What to work on: Every line containing the word "that" needs to be found and copied.

Source material:
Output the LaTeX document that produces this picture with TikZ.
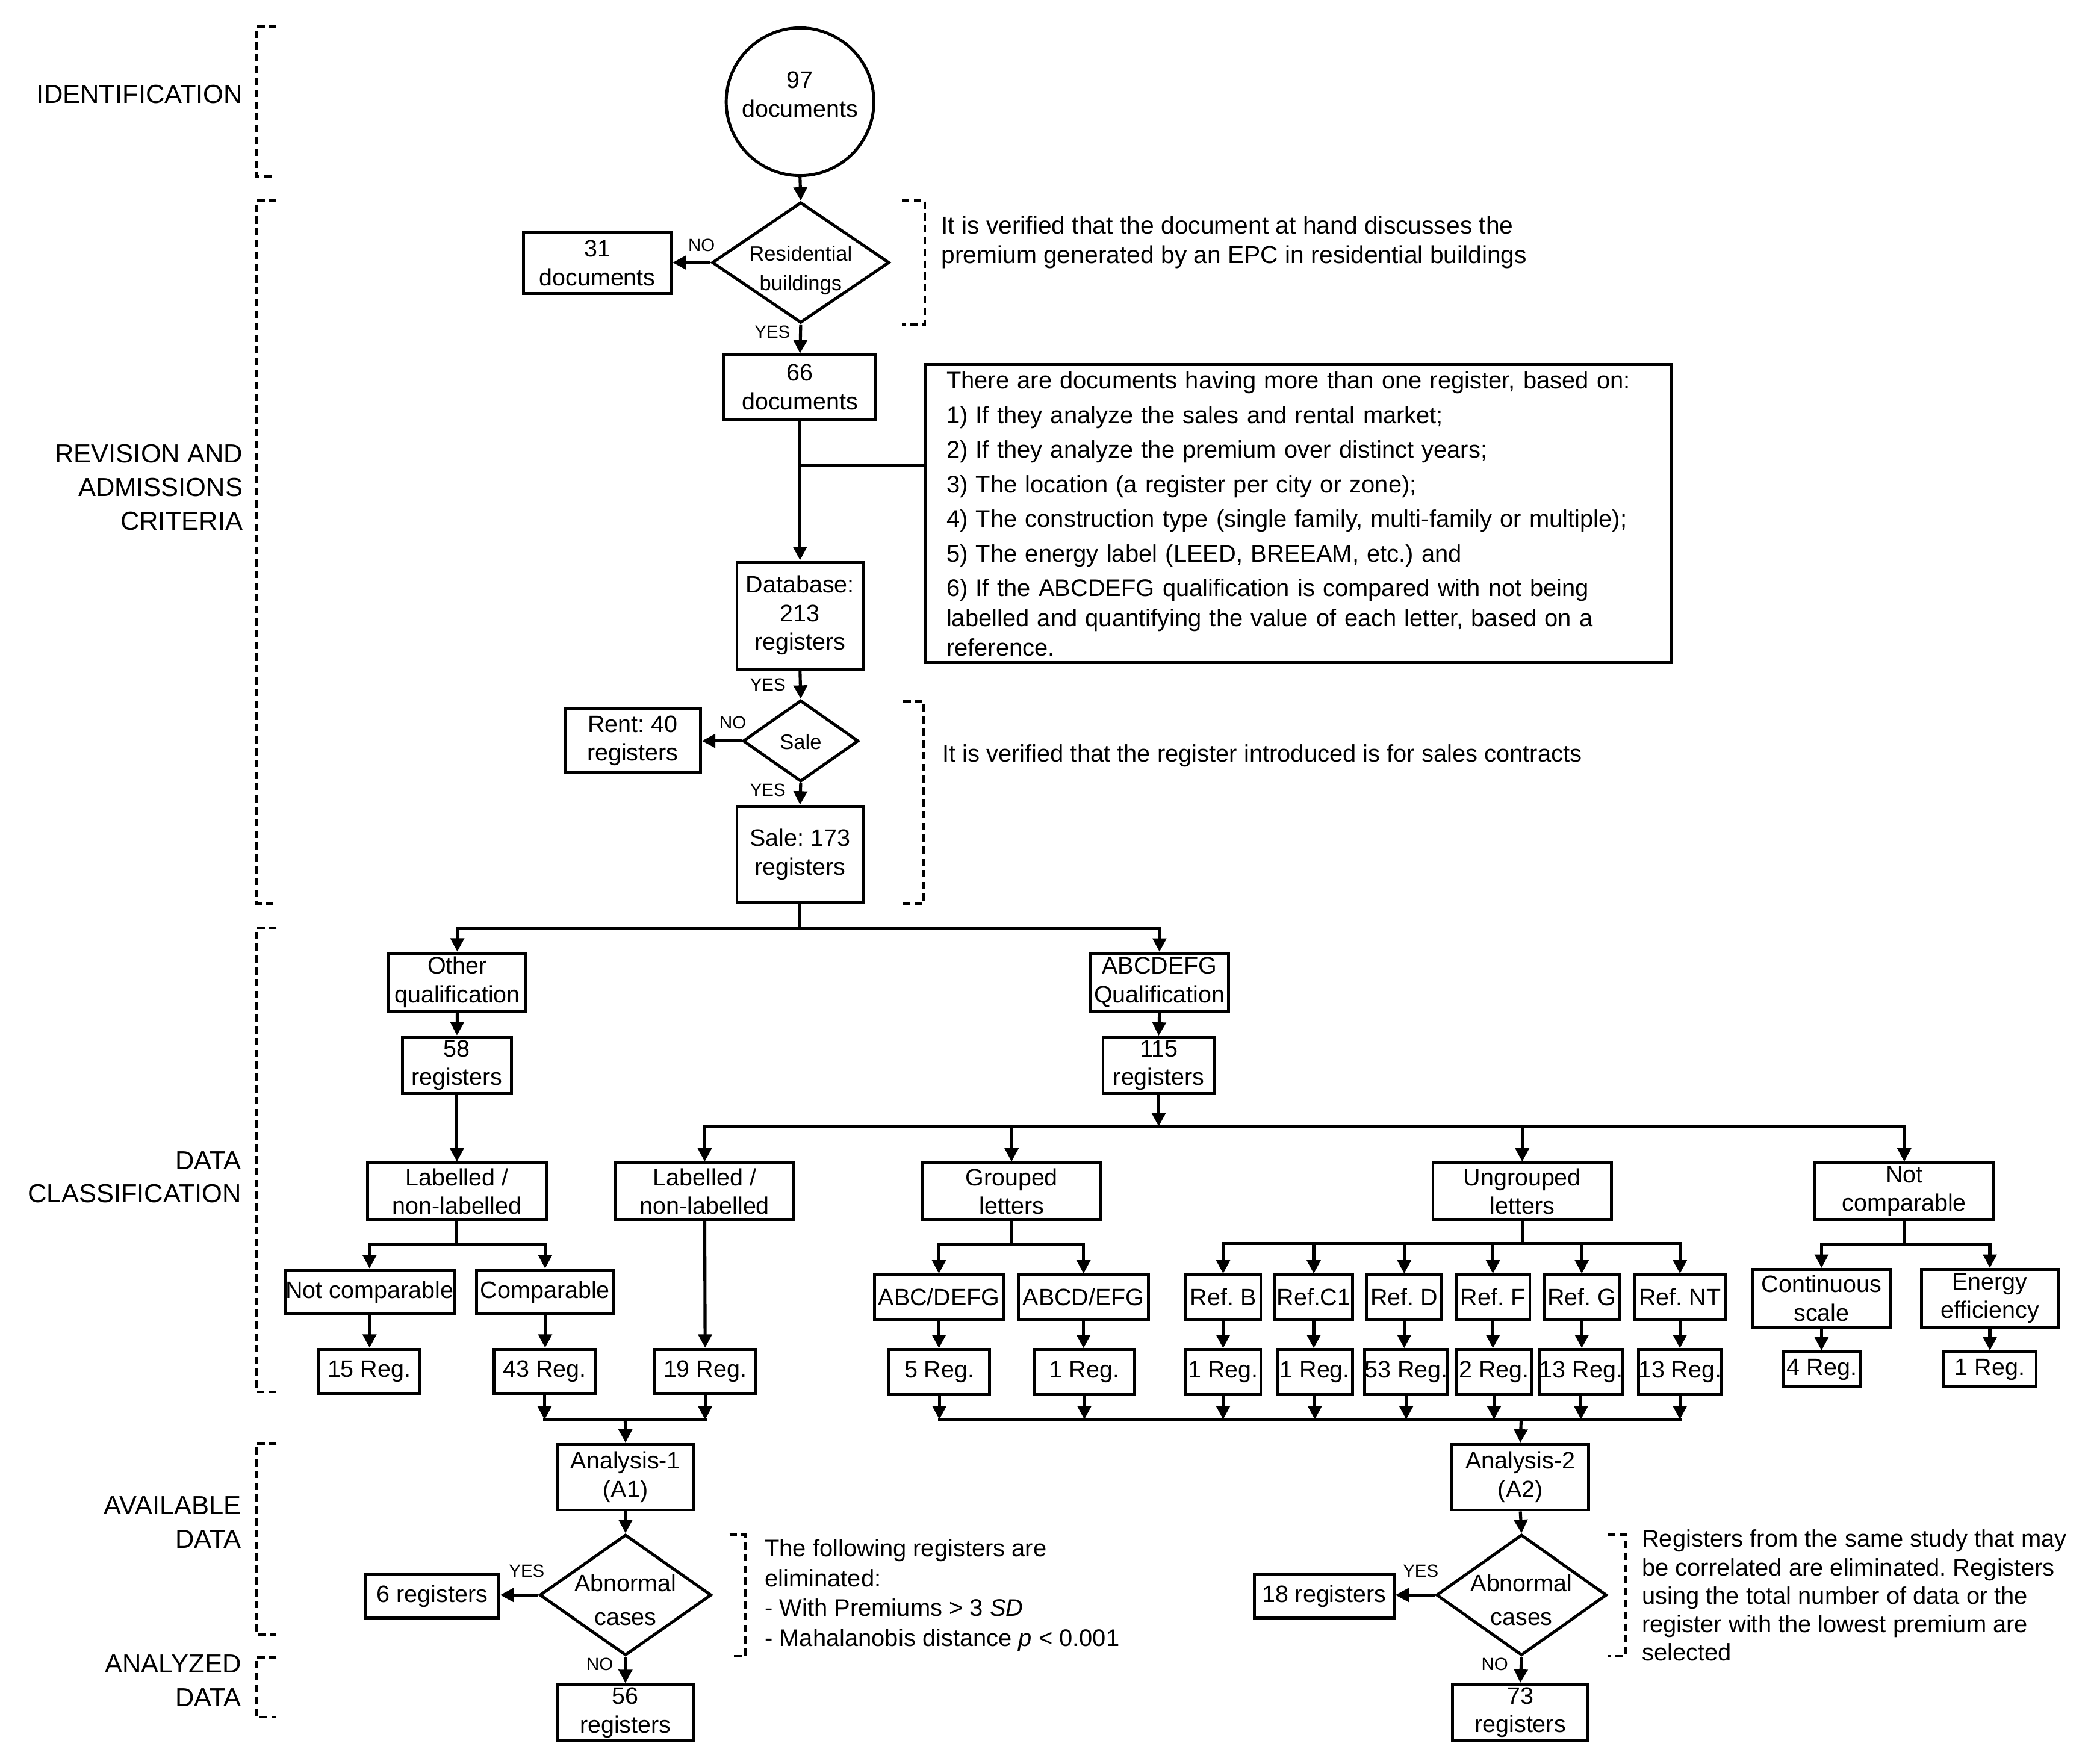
\documentclass[tikz,border=0pt]{standalone}
\usepackage{fontspec}
\setmainfont{Liberation Sans}
\usetikzlibrary{arrows.meta,shapes.geometric,calc}
\frenchspacing
\newcommand{\bxfont}{\fontsize{17.7}{21.3}\selectfont}
\newcommand{\dmfont}{\fontsize{15.5}{21.7}\selectfont}
\newcommand{\abfont}{\fontsize{17.7}{25}\selectfont}
\newcommand{\ynfont}{\fontsize{13.2}{15}\selectfont}
\newcommand{\ntfont}{\fontsize{18.3}{22.2}\selectfont}
\newcommand{\ntfontc}{\fontsize{17.9}{22.2}\selectfont}
\newcommand{\ntfontb}{\fontsize{17.9}{21.2}\selectfont}
\newcommand{\lbfont}{\fontsize{19.5}{25}\selectfont}
\begin{document}
\begin{tikzpicture}[x=1pt,y=-1pt,
 box/.style={draw, rectangle, line width=2.2pt, inner sep=0pt, align=center, font=\bxfont},
 dmd/.style={draw, diamond, line width=2.2pt, inner sep=0pt},
 con/.style={line width=2.3pt},
 hcon/.style={line width=2.3pt, line cap=rect},
 arr/.style={line width=2.3pt, -{Triangle[width=10pt,length=10pt]}},
 brk/.style={line width=2pt, dash pattern=on 5.5pt off 3.3pt},
 yn/.style={font=\ynfont, inner sep=0pt},
 lbl/.style={font=\lbfont, align=right, anchor=east, inner sep=0pt},
 nt/.style={font=\ntfont, align=left, anchor=west, inner sep=0pt},
]
\fill[white] (0,0) rectangle (1560,1314.2);
\useasboundingbox (0,0) rectangle (1560,1314.2);

% ---------- left brackets and labels
\draw[brk] (206,20) -- (191.2,20) -- (191.2,131.6) -- (206,131.6);
\draw[brk] (206,149.6) -- (191.2,149.6) -- (191.2,673.3) -- (206,673.3);
\draw[brk] (206,691.3) -- (191.2,691.3) -- (191.2,1037) -- (206,1037);
\draw[brk] (206,1075.4) -- (191.2,1075.4) -- (191.2,1217.8) -- (206,1217.8);
\draw[brk] (206,1234.7) -- (191.2,1234.7) -- (191.2,1279.2) -- (206,1279.2);

\node[lbl] (lid) at (181,70) {IDENTIFICATION};
\node[lbl] (lrev) at (181,363) {REVISION AND\\ADMISSIONS\\CRITERIA};
\node[lbl] (ldc) at (180,877) {DATA\\CLASSIFICATION};
\node[lbl] (lav) at (180,1134) {AVAILABLE\\DATA};
\node[lbl] (lan) at (180,1252) {ANALYZED\\DATA};

% ---------- right brackets of notes
\draw[brk] (672,149.5) -- (689,149.5) -- (689,241.5) -- (672,241.5);
\draw[brk] (673,522.7) -- (688.3,522.7) -- (688.3,673.3) -- (673,673.3);
\draw[brk] (543.5,1143.3) -- (555.5,1143.3) -- (555.5,1233.8) -- (543.5,1233.8);
\draw[brk] (1198,1143.3) -- (1211,1143.3) -- (1211,1233.8) -- (1198,1233.8);

% ---------- top part
\node[draw, circle, line width=2.2pt, minimum size=110pt, inner sep=0pt] (c97) at (596,75.8) {};
\node[font=\bxfont, align=center, inner sep=0pt] (t97) at (596,70.3) {97\\documents};

\node[dmd, minimum width=132pt, minimum height=90pt] (d1) at (596.5,195.6) {};
\node[font=\dmfont, align=center, inner sep=0pt] (t1) at (596.5,201.5) {Residential\\buildings};
\node[box, minimum width=110pt, minimum height=45pt] (b31) at (445,196) {31\\documents};
\node[box, minimum width=113pt, minimum height=48pt] (b66) at (596,288.4) {66\\documents};

\node[draw, rectangle, line width=2.2pt, font=\ntfontc, text width=524pt, align=left,
      inner xsep=16pt, inner ysep=0pt, minimum height=222pt] (nbig) at (967.1,382.75)
 {There are documents having more than one register, based on:\\[3.6pt]
  1) If they analyze the sales and rental market;\\[3.6pt]
  2) If they analyze the premium over distinct years;\\[3.6pt]
  3) The location (a register per city or zone);\\[3.6pt]
  4) The construction type (single family, multi-family or multiple);\\[3.6pt]
  5) The energy label (LEED, BREEAM, etc.) and\\[3.6pt]
  6) If the ABCDEFG qualification is compared with not being\\
  labelled and quantifying the value of each letter, based on a\\
  reference.};

\node[box, minimum width=94pt, minimum height=80pt] (db) at (596,458.5) {Database:\\213\\registers};
\node[dmd, minimum width=86pt, minimum height=60.6pt] (d2) at (596.5,552) {};
\node[font=\dmfont, inner sep=0pt] (t2) at (596.5,552.5) {Sale};
\node[box, minimum width=101pt, minimum height=48pt] (rent) at (471.3,551.8) {Rent: 40\\registers};
\node[box, minimum width=94pt, minimum height=72pt] (s173) at (596,636.6) {Sale: 173\\registers};

\node[nt] (n1) at (701,180.4) {It is verified that the document at hand discusses the\\premium generated by an EPC in residential buildings};
\node[nt, font=\ntfontc, anchor=base west] (n2) at (701.8,567.5) {It is verified that the register introduced is for sales contracts};

% ---------- data classification
\node[box, minimum width=102pt, minimum height=43pt] (oq) at (340.7,731.6) {Other\\qualification};
\node[box, minimum width=103pt, minimum height=43pt] (aq) at (863.8,731.7) {ABCDEFG\\Qualification};
\node[box, minimum width=81pt, minimum height=42pt] (r58) at (340.4,793.5) {58\\registers};
\node[box, minimum width=83pt, minimum height=42pt] (r115) at (863.2,793.7) {115\\registers};

\node[box, minimum width=133pt, minimum height=42pt] (lab1) at (340.4,887.5) {Labelled /\\non-labelled};
\node[box, minimum width=133pt, minimum height=42pt] (lab2) at (525,887.5) {Labelled /\\non-labelled};
\node[box, minimum width=133pt, minimum height=42pt] (grp) at (753.6,887.5) {Grouped\\letters};
\node[box, minimum width=133pt, minimum height=42pt] (ugr) at (1134,887.5) {Ungrouped\\letters};
\node[box, minimum width=133pt, minimum height=42pt] (ncp) at (1418.6,887.5) {Not\\comparable};

\node[box, minimum width=126pt, minimum height=33pt] (nc2) at (275.3,962.6) {Not comparable};
\node[box, minimum width=102pt, minimum height=33pt] (cmp) at (406.1,962.6) {Comparable};
\node[box, minimum width=96pt, minimum height=33pt] (abc) at (699.5,966.4) {ABC/DEFG};
\node[box, minimum width=97pt, minimum height=33pt] (abcd) at (807.2,966.4) {ABCD/EFG};
\node[box, minimum width=56pt, minimum height=33pt] (refB) at (911.2,966.4) {Ref. B};
\node[box, minimum width=58pt, minimum height=33pt] (refC) at (978.7,966.4) {Ref.C1};
\node[box, minimum width=56pt, minimum height=33pt] (refD) at (1046.1,966.4) {Ref. D};
\node[box, minimum width=55pt, minimum height=33pt] (refF) at (1112.2,966.4) {Ref. F};
\node[box, minimum width=56pt, minimum height=33pt] (refG) at (1178.4,966.4) {Ref. G};
\node[box, minimum width=68pt, minimum height=33pt] (refNT) at (1251.5,966.4) {Ref. NT};
\node[box, minimum width=103pt, minimum height=43pt] (cont) at (1357,967.2) {Continuous\\scale};
\node[box, minimum width=102pt, minimum height=43pt] (enr) at (1482.4,967.2) {Energy\\efficiency};

\node[box, minimum width=75pt, minimum height=33pt] (r15) at (275,1021.7) {15 Reg.};
\node[box, minimum width=75pt, minimum height=33pt] (r43) at (405.7,1021.7) {43 Reg.};
\node[box, minimum width=75pt, minimum height=33pt] (r19) at (525.3,1021.7) {19 Reg.};
\node[box, minimum width=75pt, minimum height=33pt] (r5) at (699.8,1022) {5 Reg.};
\node[box, minimum width=75pt, minimum height=33pt] (r1a) at (807.8,1022) {1 Reg.};
\node[box, minimum width=56pt, minimum height=33pt] (r1b) at (911.2,1022) {1 Reg.};
\node[box, minimum width=56pt, minimum height=33pt] (r1c) at (979.5,1022) {1 Reg.};
\node[box, minimum width=62pt, minimum height=33pt] (r53) at (1047.6,1022) {53 Reg.};
\node[box, minimum width=56pt, minimum height=33pt] (r2) at (1113,1022) {2 Reg.};
\node[box, minimum width=62pt, minimum height=33pt] (r13a) at (1177.8,1022) {13 Reg.};
\node[box, minimum width=62pt, minimum height=33pt] (r13b) at (1251.5,1022) {13 Reg.};
\node[box, minimum width=57pt, minimum height=26pt] (r4) at (1357.3,1020.2) {4 Reg.};
\node[box, minimum width=69pt, minimum height=26pt] (r1e) at (1482.4,1020.2) {1 Reg.};

% ---------- analysis part
\node[box, minimum width=102pt, minimum height=49pt] (a1) at (466,1100.4) {Analysis-1\\(A1)};
\node[dmd, minimum width=128pt, minimum height=90pt] (d3) at (466,1188.3) {};
\node[font=\abfont, align=center, inner sep=0pt] (t3) at (466,1192) {Abnormal\\cases};
\node[box, minimum width=99pt, minimum height=33pt] (six) at (322,1189) {6 registers};
\node[box, minimum width=101pt, minimum height=42pt] (r56) at (465.9,1276) {56\\registers};
\node[nt, font=\ntfontc] (n3) at (569.6,1188.5) {The following registers are\\eliminated:\\- With Premiums > 3 \textit{SD}\\- Mahalanobis distance \textit{p} < 0.001};

\node[box, minimum width=102pt, minimum height=49pt] (a2) at (1132.6,1100.4) {Analysis-2\\(A2)};
\node[dmd, minimum width=127pt, minimum height=90pt] (d4) at (1133.5,1188.3) {};
\node[font=\abfont, align=center, inner sep=0pt] (t4) at (1133.5,1192) {Abnormal\\cases};
\node[box, minimum width=104pt, minimum height=33pt] (r18) at (986.4,1189) {18 registers};
\node[box, minimum width=101pt, minimum height=42pt] (r73) at (1132.6,1275.8) {73\\registers};
\node[nt, font=\ntfontb] (n4) at (1223,1188.6) {Registers from the same study that may\\be correlated are eliminated. Registers\\using the total number of data or the\\register with the lowest premium are\\selected};

% ---------- YES / NO labels
\node[yn] (no1) at (522.6,182.5) {NO};
\node[yn] (yes1) at (575.4,247.4) {YES};
\node[yn] (yes2) at (572,510.3) {YES};
\node[yn] (no2) at (546,538.6) {NO};
\node[yn] (yes3) at (572,588.8) {YES};
\node[yn] (yes4) at (392.4,1170.4) {YES};
\node[yn] (no3) at (446.8,1239.8) {NO};
\node[yn] (yes5) at (1058.4,1170.4) {YES};
\node[yn] (no4) at (1113.6,1239.8) {NO};

% ---------- connectors top
\draw[arr] (c97.south) -- (d1.north);
\draw[arr] (d1.west) -- (d1.west -| b31.east);
\draw[arr] (d1.south) -- (b66.north);
\draw[arr] (b66.south) -- (db.north);
\coordinate (j1) at (596,347);
\draw[con] (j1) -- (j1 -| nbig.west);
\draw[arr] (db.south) -- (d2.north);
\draw[arr] (d2.west) -- (d2.west -| rent.east);
\draw[arr] (d2.south) -- (s173.north);
\coordinate (s1) at (596,691.3);
\draw[con] (s173.south) -- (s1);
\draw[arr] (s1) -| (oq.north);
\draw[arr] (s1) -| (aq.north);
\draw[arr] (oq.south) -- (r58.north);
\draw[arr] (aq.south) -- (r115.north);
\draw[arr] (r58.south) -- (lab1.north);

\coordinate (s2) at (863.2,839.2);
\draw[arr] (r115.south) -- (s2);
\draw[arr] (s2) -| (lab2.north);
\draw[arr] (s2) -| (ncp.north);
\draw[arr] (grp.north |- s2) -- (grp.north);
\draw[arr] (ugr.north |- s2) -- (ugr.north);

\coordinate (s3) at (340.4,926.8);
\draw[con] (lab1.south) -- (s3);
\draw[arr] (s3) -| (nc2.north);
\draw[arr] (s3) -| (cmp.north);
\draw[arr] (lab2.south) -- (r19.north);

\coordinate (s4) at (753.6,926.8);
\draw[con] (grp.south) -- (s4);
\draw[arr] (s4) -| (abc.north);
\draw[arr] (s4) -| (abcd.north);

\coordinate (s5) at (1134,926.4);
\draw[con] (ugr.south) -- (s5);
\draw[arr] (s5) -| (refB.north);
\draw[arr] (s5) -| (refNT.north);
\foreach \n in {refC,refD,refF,refG} \draw[arr] (\n.north |- s5) -- (\n.north);

\coordinate (s6) at (1418.6,926.8);
\draw[con] (ncp.south) -- (s6);
\draw[arr] (s6) -| (cont.north);
\draw[arr] (s6) -| (enr.north);

% ---------- row 3 to row 4
\draw[arr] (nc2.south) -- (nc2.south |- r15.north);
\draw[arr] (cmp.south) -- (cmp.south |- r43.north);
\draw[arr] (abc.south) -- (abc.south |- r5.north);
\draw[arr] (abcd.south) -- (abcd.south |- r1a.north);
\draw[arr] (refB.south) -- (refB.south |- r1b.north);
\draw[arr] (refC.south) -- (refC.south |- r1c.north);
\draw[arr] (refD.south) -- (refD.south |- r53.north);
\draw[arr] (refF.south) -- (refF.south |- r2.north);
\draw[arr] (refG.south) -- (refG.south |- r13a.north);
\draw[arr] (refNT.south) -- (refNT.south |- r13b.north);
\draw[arr] (cont.south) -- (cont.south |- r4.north);
\draw[arr] (enr.south) -- (enr.south |- r1e.north);

% ---------- merges
\coordinate (m1) at (465.8,1057.7);
\draw[hcon] (r43.south |- m1) -- (r19.south |- m1);
\foreach \n in {r43,r19} \draw[arr] (\n.south) -- (\n.south |- m1);
\draw[arr] (m1) -- (a1.north);

\coordinate (m2) at (1133.2,1057.5);
\draw[hcon] (r5.south |- m2) -- (r13b.south |- m2);
\foreach \n in {r5,r1a,r1b,r1c,r53,r2,r13a,r13b} \draw[arr] (\n.south) -- (\n.south |- m2);
\draw[arr] (m2) -- (a2.north);

% ---------- analysis connectors
\draw[arr] (a1.south) -- (d3.north);
\draw[arr] (d3.west) -- (d3.west -| six.east);
\draw[arr] (d3.south) -- (r56.north);
\draw[arr] (a2.south) -- (d4.north);
\draw[arr] (d4.west) -- (d4.west -| r18.east);
\draw[arr] (d4.south) -- (r73.north);
\end{tikzpicture}
\end{document}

Expected answer:
Output the LaTeX document that produces this picture with TikZ.
\node[nt] (n1) at (701,180.4) {It is verified that the document at hand discusses the\\premium generated by an EPC in residential buildings};
\node[nt, font=\ntfontc, anchor=base west] (n2) at (701.8,567.5) {It is verified that the register introduced is for sales contracts};
\node[nt, font=\ntfontb] (n4) at (1223,1188.6) {Registers from the same study that may\\be correlated are eliminated. Registers\\using the total number of data or the\\register with the lowest premium are\\selected};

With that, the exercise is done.